JG: How about big money? DR: No. I mean, I think it's interesting. So
I have this investment strategy, but what's interesting about it is that based on all the
research we've done, we just can't manage much money. It's a wonderful strategy, but it can never
be a big strategy. It's a small little Corvette or Ferrari, but it will never be a giant profit
scheme. And I think there's something beautiful and wonderful about excellence regardless of
whether it's building a nice piece of furniture or running a great fund that's inherently satisfying.
JG: Well, Dan, I would say, on a very short personal acquaintanceship, I would say that
I am sitting across the way from a Ferrari. DR: Oh, thank you, Jim.
JG: Yeah, a human Ferrari. DR: Thank you.
JG: And it's been a pleasure to talk with you. And I wish you
all good things. In fact, I will go further, I will wish you things in the future just
as lustrous as they have been in your past. DR: Oh, thank you so much, Jim. I appreciate it.
JG: Thanks for being here today with us on Real Vision. Dan Rasmussen.
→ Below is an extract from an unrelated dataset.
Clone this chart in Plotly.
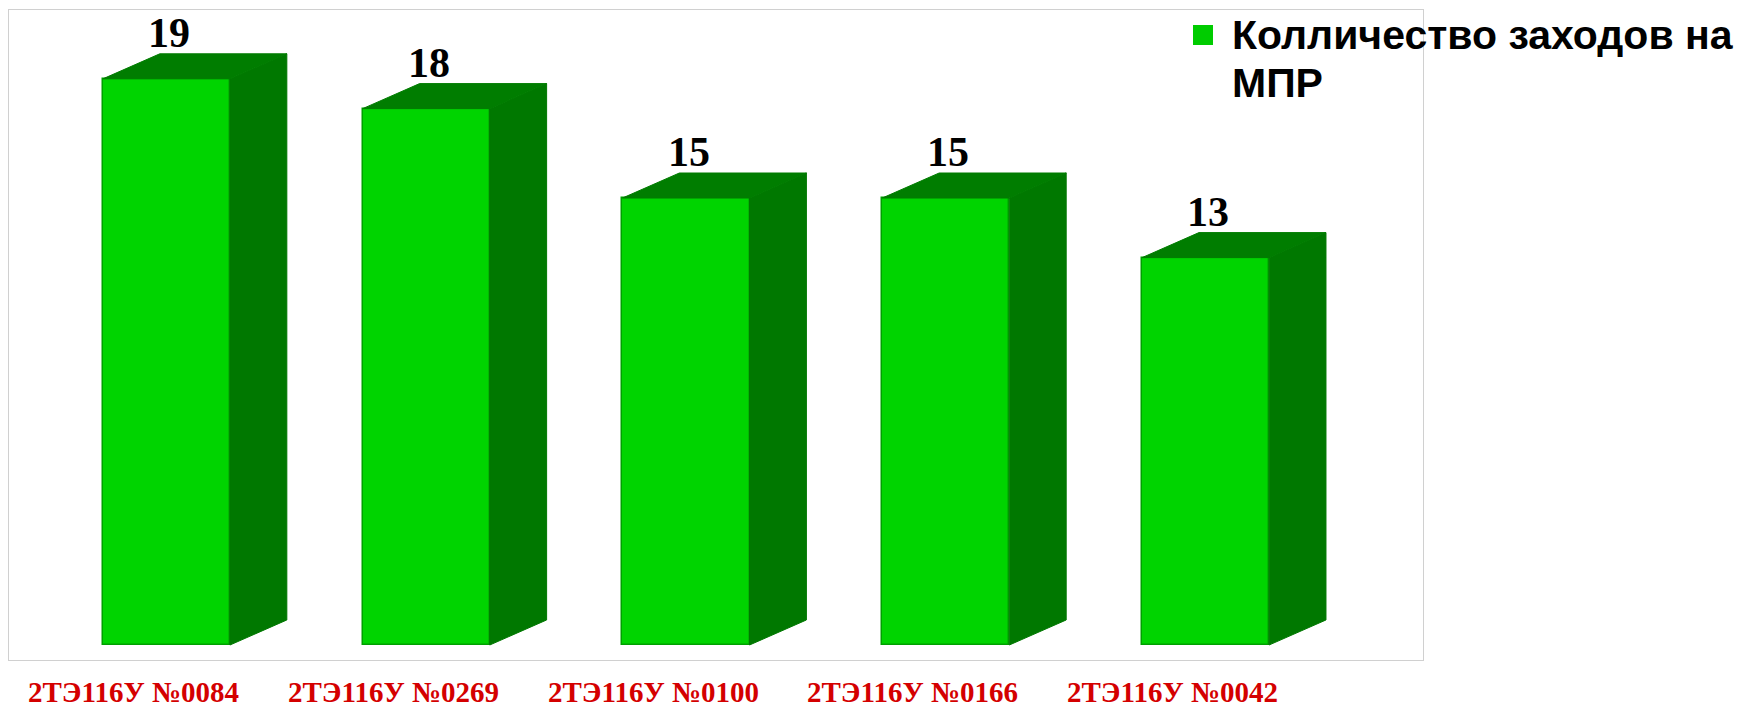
import plotly.graph_objects as go

# ---- data ----
categories = ["2ТЭ116У №0084", "2ТЭ116У №0269", "2ТЭ116У №0100", "2ТЭ116У №0166", "2ТЭ116У №0042"]
values = [19, 18, 15, 15, 13]
series_name_lines = ["Колличество заходов на", "МПР"]

# ---- style ----
FRONT = "#00d400"
SIDE = "#007800"
TOP = "#007d00"
BAR_W = 0.489
DX = 0.219   # depth offset (x units)
DY = 0.84    # depth offset (y units)

idx = list(range(len(categories)))

fig = go.Figure()

# side faces and top faces built from the values
side_x, side_y, top_x, top_y = [], [], [], []
for i, v in zip(idx, values):
    xl, xr = i - BAR_W / 2, i + BAR_W / 2
    side_x += [xr, xr + DX, xr + DX, xr, xr, None]
    side_y += [0, DY, v + DY, v, 0, None]
    top_x += [xl, xl + DX, xr + DX, xr, xl, None]
    top_y += [v, v + DY, v + DY, v, v, None]

fig.add_trace(go.Scatter(x=side_x, y=side_y, mode="lines", fill="toself",
                         fillcolor=SIDE, line=dict(color=SIDE, width=1),
                         hoverinfo="skip", showlegend=False))
fig.add_trace(go.Scatter(x=top_x, y=top_y, mode="lines", fill="toself",
                         fillcolor=TOP, line=dict(color=TOP, width=1),
                         hoverinfo="skip", showlegend=False))
fig.add_trace(go.Bar(x=idx, y=values, width=BAR_W,
                     marker=dict(color=FRONT, line=dict(color="#00a000", width=1.5)),
                     showlegend=False, hovertext=categories))

# ---- layout geometry (page body has an 8px margin) ----
OFF = 8
W, H = 1750, 711
ml, mt = 1, 2
pw, ph = 1414, 650
mr = W - ml - pw
mb = H - mt - ph


def px(xs):
    return (xs - OFF - ml) / pw


def py(ys):
    return (H - mb - (ys - OFF)) / ph


annotations = []
# value labels above each bar
for i, v in zip(idx, values):
    annotations.append(dict(x=i + 0.01, y=v + DY, xref="x", yref="y", text=str(v),
                            showarrow=False, yanchor="bottom", yshift=-4,
                            font=dict(family="Liberation Serif", size=42, color="black", weight="bold")))
# category labels below the frame
for i, c in zip(idx, categories):
    annotations.append(dict(x=i - 0.127, y=0, xref="x", yref="paper", text=c,
                            showarrow=False, yanchor="middle", yshift=-32,
                            font=dict(family="Liberation Serif", size=29, color="#d40000", weight="bold")))
# legend text
for k, line in enumerate(series_name_lines):
    annotations.append(dict(x=px(1230), y=py(35 + 47.5 * k), xref="paper", yref="paper", text=line,
                            showarrow=False, xanchor="left", yanchor="middle",
                            font=dict(family="Liberation Sans", size=41, color="black", weight="bold")))

# legend swatch
fig.add_shape(type="rect", xref="paper", yref="paper",
              x0=px(1193), x1=px(1213), y0=py(45), y1=py(25),
              fillcolor="#00cc00", line=dict(width=0))

fig.update_layout(
    width=W, height=H,
    margin=dict(l=ml, r=mr, t=mt, b=mb),
    plot_bgcolor="white", paper_bgcolor="white",
    annotations=annotations,
    showlegend=False,
    bargap=0,
)
fig.update_xaxes(range=[-0.606, 4.837], showticklabels=False, showgrid=False, zeroline=False,
                 showline=True, mirror=True, linecolor="#d0d0d0", linewidth=1, ticks="")
fig.update_yaxes(range=[-0.503, 21.31], showticklabels=False, showgrid=False, zeroline=False,
                 showline=True, mirror=True, linecolor="#d0d0d0", linewidth=1, ticks="")

fig.write_html("out.html")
DR: Thank you. JG: Happy days. Well, that was Dan. Dan, I think
has aged very gracefully, don't you? I mean, he was an enfant terrible in his 20s, and
now he's a wise old hand in his 30s. It's a great pleasure to talk with somebody who
has accomplished so much in so little time. So thank you, Dan. And thank you ladies and
gentlemen for joining us on Real Vision. Which historic figure would
you most like to interview? JG: John Adams.
Why John Adams? JG: Because I wrote a book about him. And I
think he has a right to get back at me for it.